Data provided:

* Begin *

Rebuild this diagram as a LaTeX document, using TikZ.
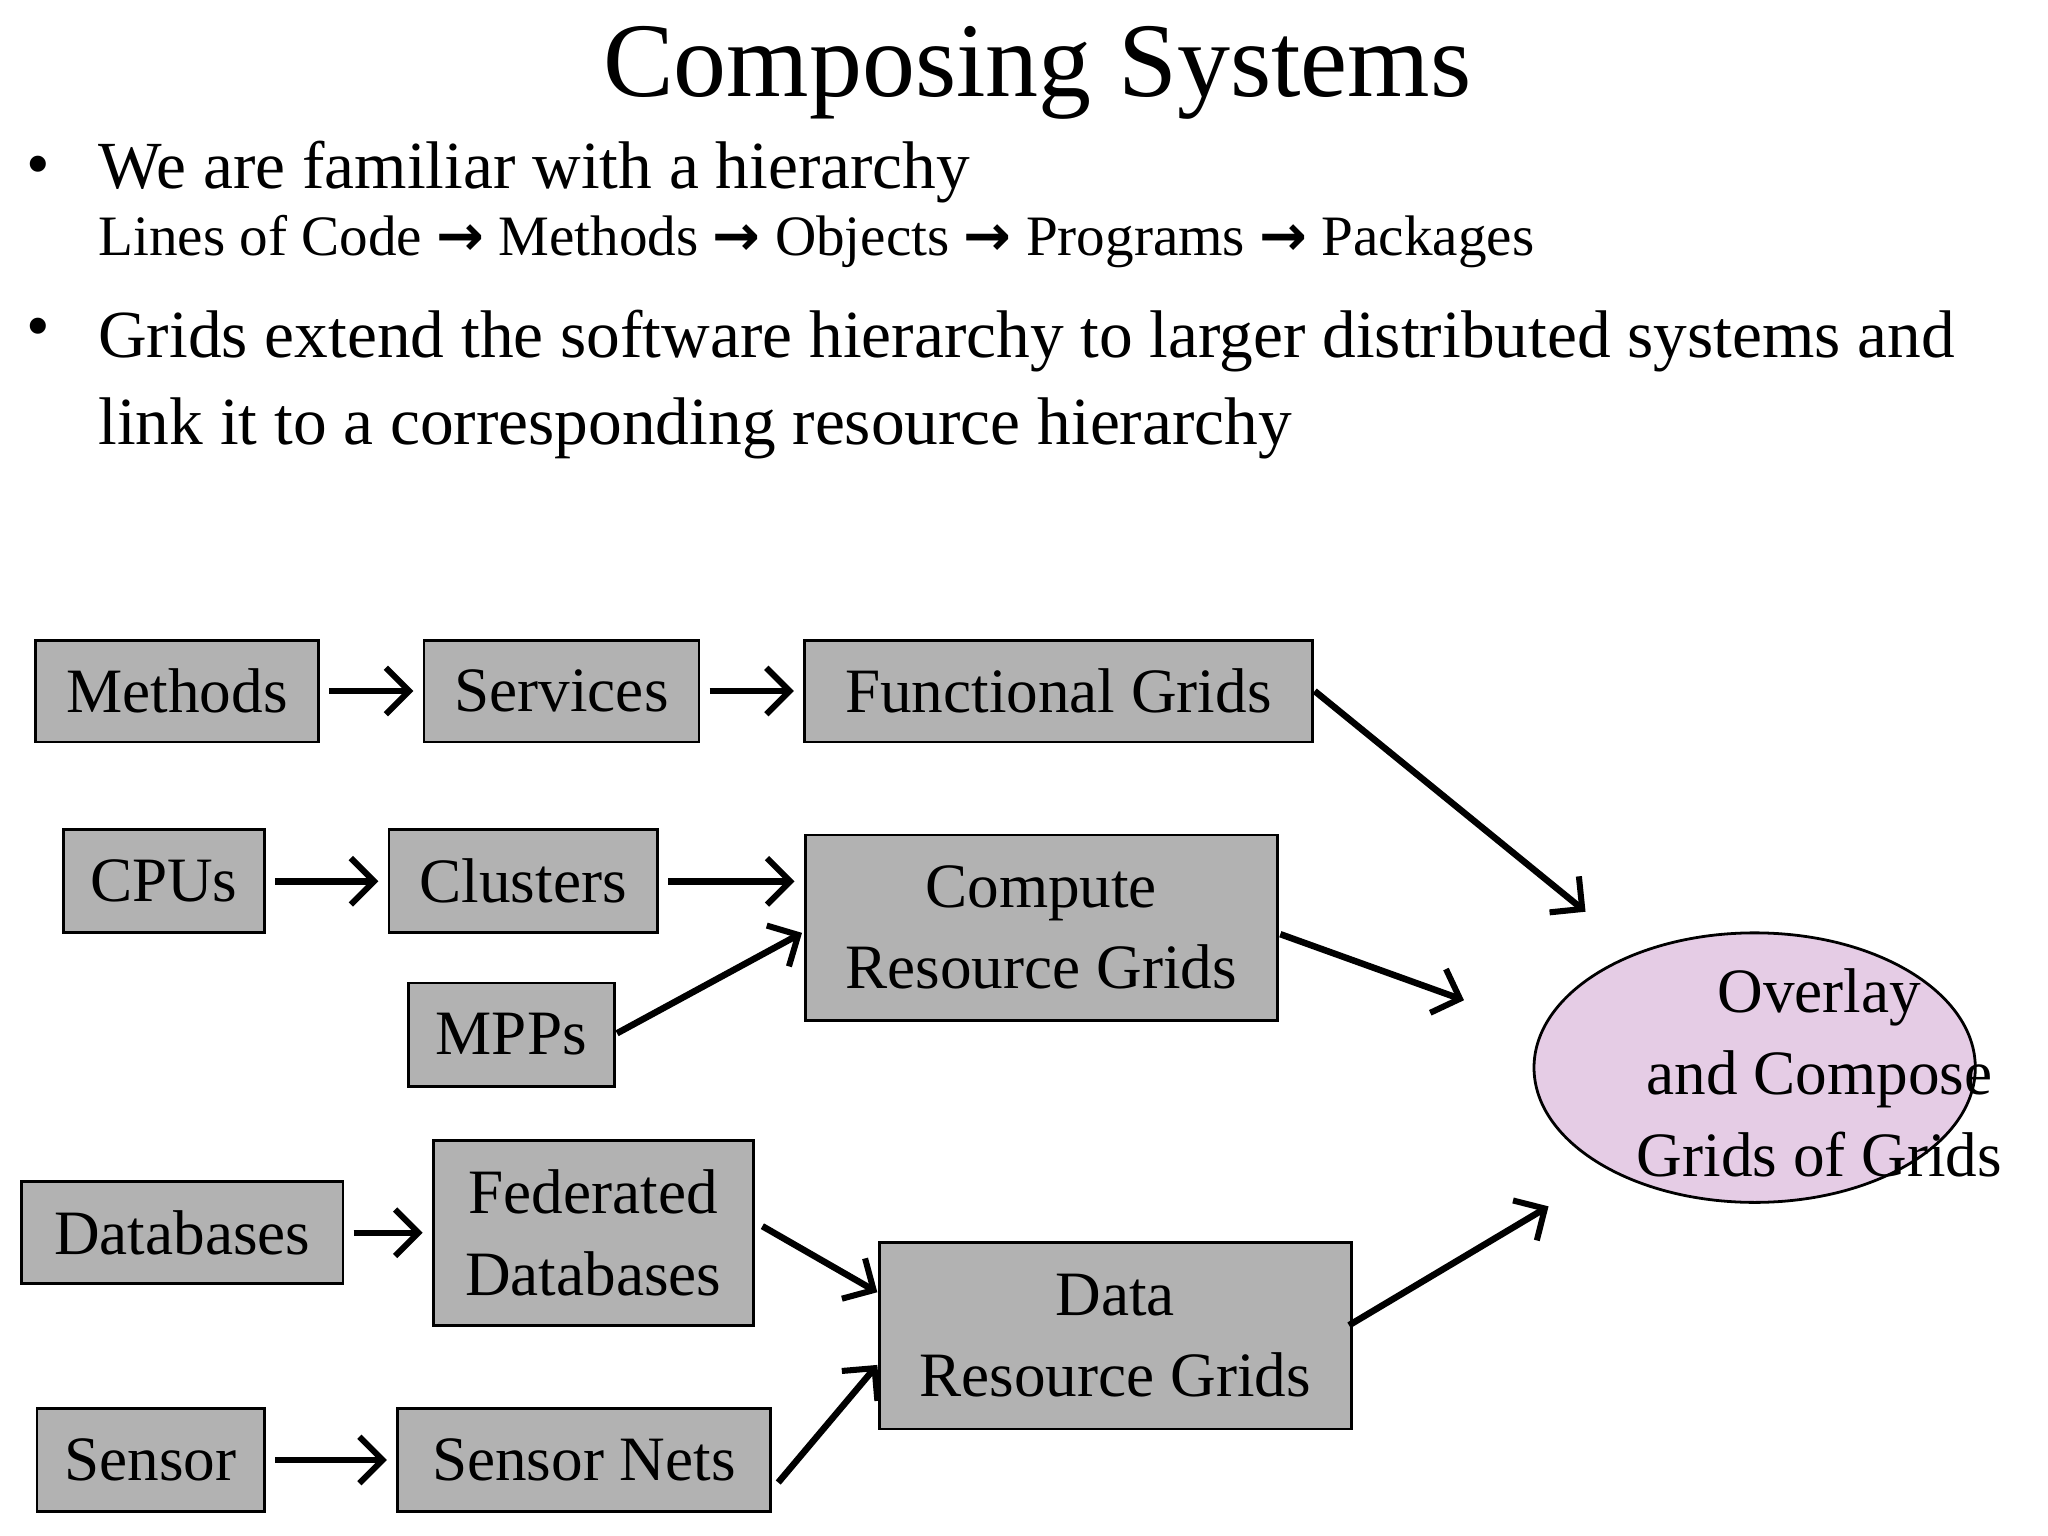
\documentclass[tikz,border=0pt]{standalone}
\usepackage{fontspec}
\setmainfont{Liberation Serif}
\newfontfamily\symfont{DejaVu Sans}
\usetikzlibrary{arrows.meta}
\begin{document}
\begin{tikzpicture}[x=0.01cm,y=-0.01cm,
  box/.style={draw=black,line width=0.6pt,fill=black!30,inner sep=0pt,font=\fontsize{13.6pt}{17.5pt}\selectfont,align=center},
  conn/.style={line width=1.4pt,-{Straight Barb[length=5pt,width=10pt,line width=1.3pt]},shorten <=2pt,shorten >=2pt}]
\useasboundingbox (0,0) rectangle (1550,1162);
\node[font=\fontsize{22.8pt}{26pt}\selectfont] (title) at (785,55) {Composing Systems};
\node[anchor=west,font=\fontsize{14.5pt}{16pt}\selectfont] (b1) at (8,130) {•};
\node[anchor=west,font=\fontsize{14.5pt}{16pt}\selectfont] (t1) at (62,130) {We are familiar with a hierarchy};
\node[anchor=west,font=\fontsize{12.3pt}{13pt}\selectfont] (t2) at (62,183) {Lines of Code {\symfont\bfseries →} Methods {\symfont\bfseries →} Objects {\symfont\bfseries →} Programs {\symfont\bfseries →} Packages};
\node[anchor=west,font=\fontsize{14.5pt}{16pt}\selectfont] (b2) at (8,252) {•};
\node[anchor=north west,align=left,font=\fontsize{14.5pt}{18.7pt}\selectfont] (t3) at (62,222) {Grids extend the software hierarchy to larger distributed systems and\\link it to a corresponding resource hierarchy};

\node[box,minimum width=2.14cm,minimum height=0.77cm] (meth) at (134,523) {Methods};
\node[box,minimum width=2.08cm,minimum height=0.77cm] (serv) at (425,523) {Services};
\node[box,minimum width=3.84cm,minimum height=0.77cm] (func) at (801,523) {Functional Grids};
\node[box,minimum width=1.52cm,minimum height=0.78cm] (cpu) at (124,667) {CPUs};
\node[box,minimum width=2.03cm,minimum height=0.78cm] (clus) at (396,667) {Clusters};
\node[box,minimum width=3.57cm,minimum height=1.40cm] (comp) at (788,702) {Compute\\Resource Grids};
\node[box,minimum width=1.56cm,minimum height=0.78cm] (mpp) at (387,783) {MPPs};
\node[box,minimum width=2.43cm,minimum height=0.77cm] (db) at (138,933) {Databases};
\node[box,minimum width=2.42cm,minimum height=1.40cm] (fed) at (449,933) {Federated\\Databases};
\node[box,minimum width=3.57cm,minimum height=1.41cm] (data) at (844,1011) {Data\\Resource Grids};
\node[box,minimum width=1.72cm,minimum height=0.78cm] (sens) at (114,1105) {Sensor};
\node[box,minimum width=2.82cm,minimum height=0.78cm] (snet) at (442,1105) {Sensor Nets};

\draw[line width=0.6pt,fill=violet!20] (1328,808) ellipse [x radius=167,y radius=102];
\node[align=center,font=\fontsize{13.6pt}{17.6pt}\selectfont] (ov) at (1377,812) {Overlay\\and Compose\\Grids of Grids};

\coordinate (e1) at (1200,690);
\coordinate (e2) at (1108,757);
\coordinate (e3) at (1172,913);
\coordinate (mppS) at (467,782);
\coordinate (compW2) at (607,706);
\coordinate (compE) at (969,707);
\coordinate (funcE) at (995,523);
\coordinate (fedE) at (577,928);
\coordinate (dataW1) at (664,978);
\coordinate (snetE) at (589,1122);
\coordinate (dataW2) at (664,1033);
\coordinate (dataE) at (1021,1003);

\draw[conn] (meth.east) -- (serv.west);
\draw[conn] (serv.east) -- (func.west);
\draw[conn,shorten <=0pt,shorten >=0pt] (funcE) -- (e1);
\draw[conn] (cpu.east) -- (clus.west);
\draw[conn] (clus.east) -- (clus.east -| comp.west);
\draw[conn,shorten <=0pt,shorten >=0pt] (mppS) -- (compW2);
\draw[conn,shorten <=0pt,shorten >=0pt] (compE) -- (e2);
\draw[conn] (db.east) -- (db.east -| fed.west);
\draw[conn,shorten <=0pt,shorten >=0pt] (fedE) -- (dataW1);
\draw[conn] (sens.east) -- (snet.west);
\draw[conn,shorten <=0pt,shorten >=0pt] (snetE) -- (dataW2);
\draw[conn,shorten <=0pt,shorten >=0pt] (dataE) -- (e3);
\end{tikzpicture}
\end{document}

* End *

Required work: Return nothing but the lines running from the start of the data to the line with "(t3) at (62,222)", please, both ends included and no pictures.

Complete response:
Rebuild this diagram as a LaTeX document, using TikZ.
\documentclass[tikz,border=0pt]{standalone}
\usepackage{fontspec}
\setmainfont{Liberation Serif}
\newfontfamily\symfont{DejaVu Sans}
\usetikzlibrary{arrows.meta}
\begin{document}
\begin{tikzpicture}[x=0.01cm,y=-0.01cm,
  box/.style={draw=black,line width=0.6pt,fill=black!30,inner sep=0pt,font=\fontsize{13.6pt}{17.5pt}\selectfont,align=center},
  conn/.style={line width=1.4pt,-{Straight Barb[length=5pt,width=10pt,line width=1.3pt]},shorten <=2pt,shorten >=2pt}]
\useasboundingbox (0,0) rectangle (1550,1162);
\node[font=\fontsize{22.8pt}{26pt}\selectfont] (title) at (785,55) {Composing Systems};
\node[anchor=west,font=\fontsize{14.5pt}{16pt}\selectfont] (b1) at (8,130) {•};
\node[anchor=west,font=\fontsize{14.5pt}{16pt}\selectfont] (t1) at (62,130) {We are familiar with a hierarchy};
\node[anchor=west,font=\fontsize{12.3pt}{13pt}\selectfont] (t2) at (62,183) {Lines of Code {\symfont\bfseries →} Methods {\symfont\bfseries →} Objects {\symfont\bfseries →} Programs {\symfont\bfseries →} Packages};
\node[anchor=west,font=\fontsize{14.5pt}{16pt}\selectfont] (b2) at (8,252) {•};
\node[anchor=north west,align=left,font=\fontsize{14.5pt}{18.7pt}\selectfont] (t3) at (62,222) {Grids extend the software hierarchy to larger distributed systems and\\link it to a corresponding resource hierarchy};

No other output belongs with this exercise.